How can we make a difference?
At the European level, Horizon 2020, the biggest EU Research and Innovation programme ever, will aim to better integrate women in research and innovation in order to improve the quality and relevance of scientific publications. To do so, the European Union works in collaboration with Member States, research organizations and the European Commission. As Mrs Pattono explained, since 2011 the European Union has awarded the European Prize for women innovators every year with the aim of promoting the place of active women in research and innovation.

At the Belgian level, Mrs Schyns highlighted the provisions relating to the multidisciplinary and polytechnical nature of the core curriculum provided for in the Pact of Excellence, which was created in 2015. Thus, girls and boys will receive a common and non-gendered training that is supposed to eliminate disparities. In Flanders, the Flemish STEM Action Plan 2012-2020, presented by Mrs Opdebeeck at the meeting, increased the number of secondary school students wishing to move towards STEM courses through the implementation of a ten-point programme to upgrade these courses.

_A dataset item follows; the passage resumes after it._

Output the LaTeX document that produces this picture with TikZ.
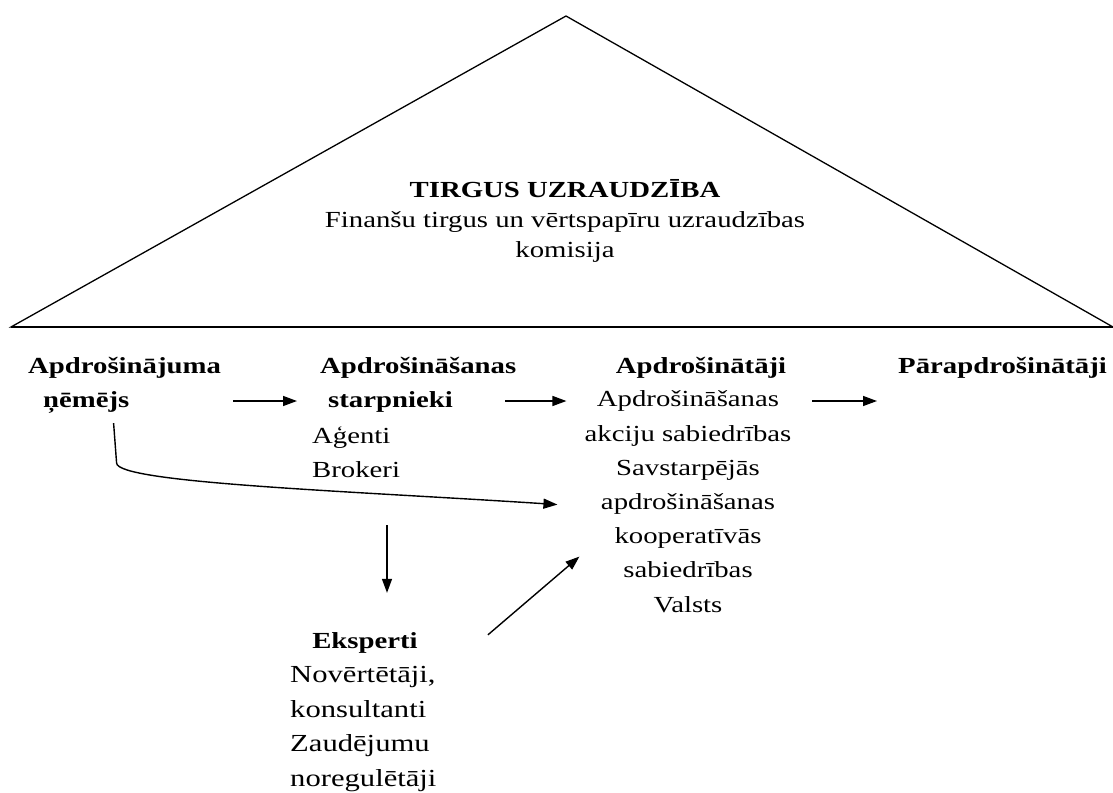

Beyond the political sphere, there are many organizations working in the field to raise awareness among young girls to the development of their skills in STEM careers and to encourage vocations. Isabelle Deflandre, Director of the non-profit association "Elles bougent" and Simon Moreau, "Genre-et-TIC" Project Manager of the non-profit association “Interface3”, had the opportunity to present concrete actions implemented by their respective organizations, including information on the professions and the promotion of STEM sectors within the framework of fairs and events, or a system of sponsors allowing young girls to identify themselves with female role models who have succeeded in these sectors.

Our commitment
Fedactio has been working for many years in favour of gender equality, in particular through its "Women & Society" platform. Through our "Education" and "Entrepreneurs" platforms, we encourage young people to undertake studies and provide them with our logistical support and experience. It was therefore important for Fedactio to raise awareness among its audience of STEM issues and related problems by participating in this event. As a citizen movement, we also want to support existing initiatives or propose new ones in order to fight against stereotypes and gender discrimination. As to whether this will happen in the near or distant future, we are counting on your support.